Safe Undo and Recovery

Operation History

View all operations performed:

jj op log            # Show operation history

Undoing Operations

# Undo the last operation
jj op undo

# Undo specific operation
jj op undo <operation-id>

# Restore to specific state
jj op restore <operation-id>

When to use undo:

  • Accidentally abandoned a change
  • Rebased to wrong destination
  • Made any mistake that needs reversal
  • Want to explore alternative approaches

Revision Selection (Revsets)

Use these patterns to reference revisions:

@                    # Current working copy
@-                   # Parent of working copy
@--                  # Grandparent
<change-id>          # Specific change (first 12+ chars)
<bookmark>           # Named bookmark
main@origin          # Remote bookmark
description(text)    # Changes matching description text
author(name)         # Changes by specific author
mine()               # Changes authored by current user

Examples:

jj diff -r @-                    # Diff of parent change
jj show main@origin              # Show remote main
jj log -r 'author(alice)'        # Log of Alice's changes
jj rebase -d main@origin         # Rebase onto remote main

Conflict Resolution

Jujutsu tracks conflicts explicitly in history:

# When conflicts occur during rebase/merge
jj status                        # Shows conflicted files

# Resolve conflicts in your editor
# Edit conflicted files to resolve

# Mark as resolved and continue
jj resolve
jj rebase --continue

# Or undo the operation entirely
jj op undo

Common Command Patterns

Feature Development

# Option 1: Commit existing work
# ... edit files ...
jj commit -m "Start feature X"
# ... work more ...
jj commit -m "Add tests for X"

# Option 2: Start new changes first
jj new
jj describe -m "Start feature X"
# ... work on feature ...
jj new
jj describe -m "Add tests for X"
# ... add tests ...

# Create bookmark and push
jj bookmark create feature-x
jj git push

Code Review Workflow

# Push changes for review
jj bookmark create my-feature
jj git push

# Address review feedback (edit in place)
jj edit <change-id>
# ... make changes ...
jj describe -m "Address review feedback"
jj git push --force

# Squash review fixups if desired
jj squash

Syncing Work

# Sync with remote regularly
jj git fetch
jj rebase -d main@origin

# Push your work
jj git push

Exploring History

# View detailed history
jj log -p

# Search for specific changes
jj log -r 'description(bug fix)'

# Show what changed in a file
jj log <file>

Reference Material

For detailed command mappings between git and jujutsu, including all supported operations and syntax, refer to references/command_reference.md.

The reference includes:

  • Complete git → jj command mappings
  • Revset syntax and examples
  • Colocated repository workflows
  • Advanced patterns and use cases

Load the reference when:

  • Unsure of the jj equivalent for a git command
  • Need to understand revset syntax
  • Working with complex history modifications
  • Debugging workflow issues

Best Practices

  1. Use descriptive commit messages: Run jj describe frequently to document work
  2. Create new changes regularly: Use jj new to logically separate work
  3. Leverage safe undo: Don't fear mistakes - jj op undo is always available
  4. Sync frequently: Regular jj git fetch keeps work up-to-date
  5. Use bookmarks for features: Create bookmarks for feature branches
  6. Review before pushing: Use jj log and jj diff to review before jj git push

Error Handling

If jj Command Not Found

Jujutsu should be available via the shell.tools.development.enable configuration.
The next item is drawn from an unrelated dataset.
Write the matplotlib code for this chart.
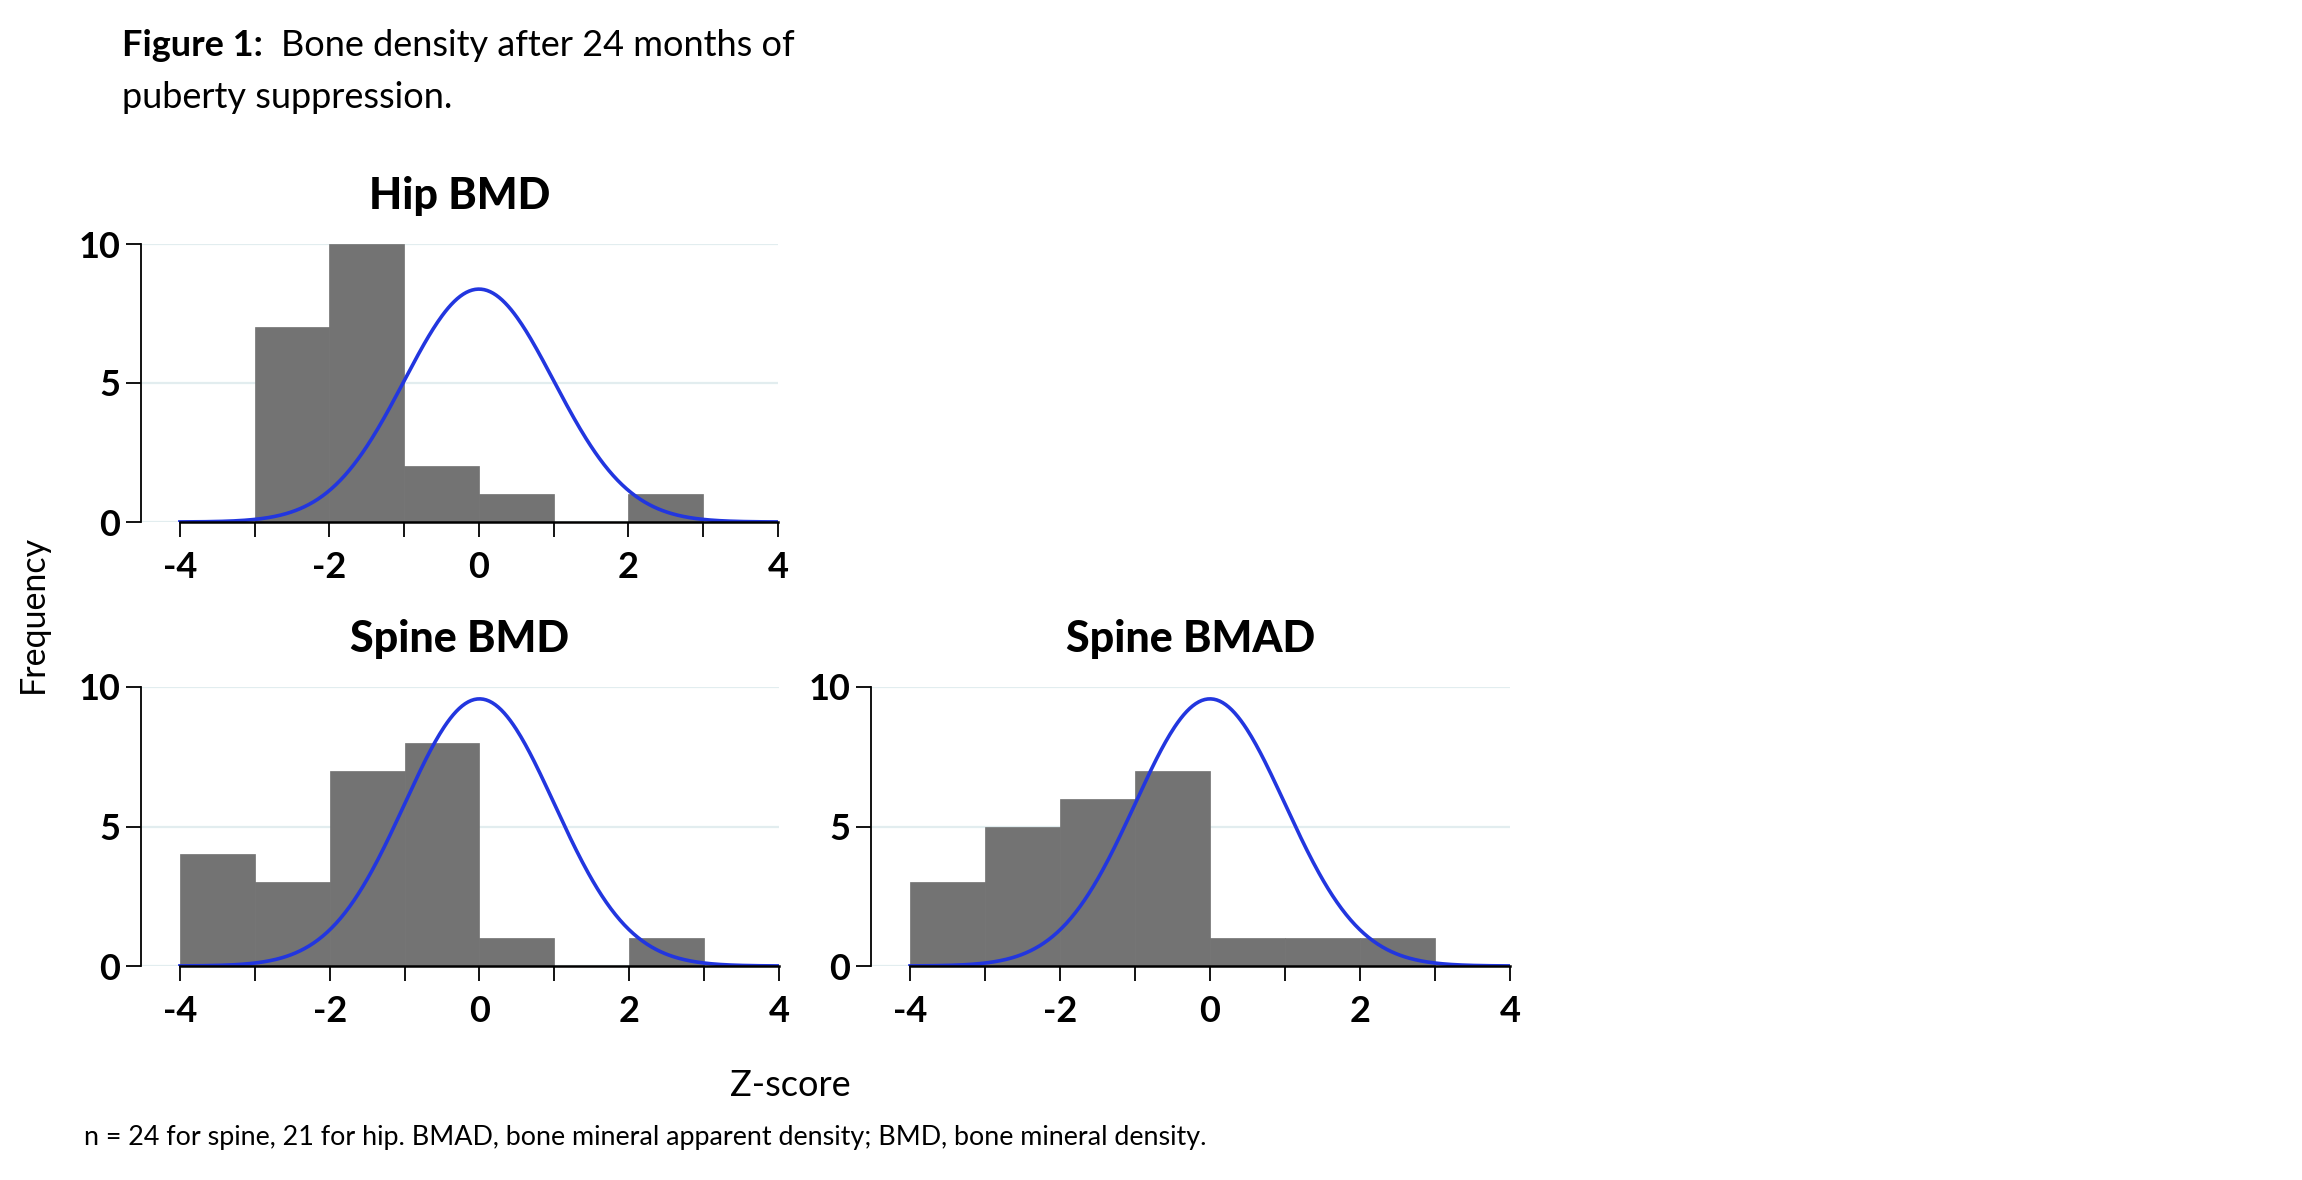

If not available:

# Verify installation
command -v jj || echo "jujutsu not installed"

Inform the user to enable development tools in their Nix configuration.

When .jj Directory Missing

If user wants to use jujutsu in an existing git repository:

# Initialize colocated repository (keeps .git)
jj git init --colocate

This creates .jj/ alongside existing .git/, enabling jj commands while maintaining git compatibility.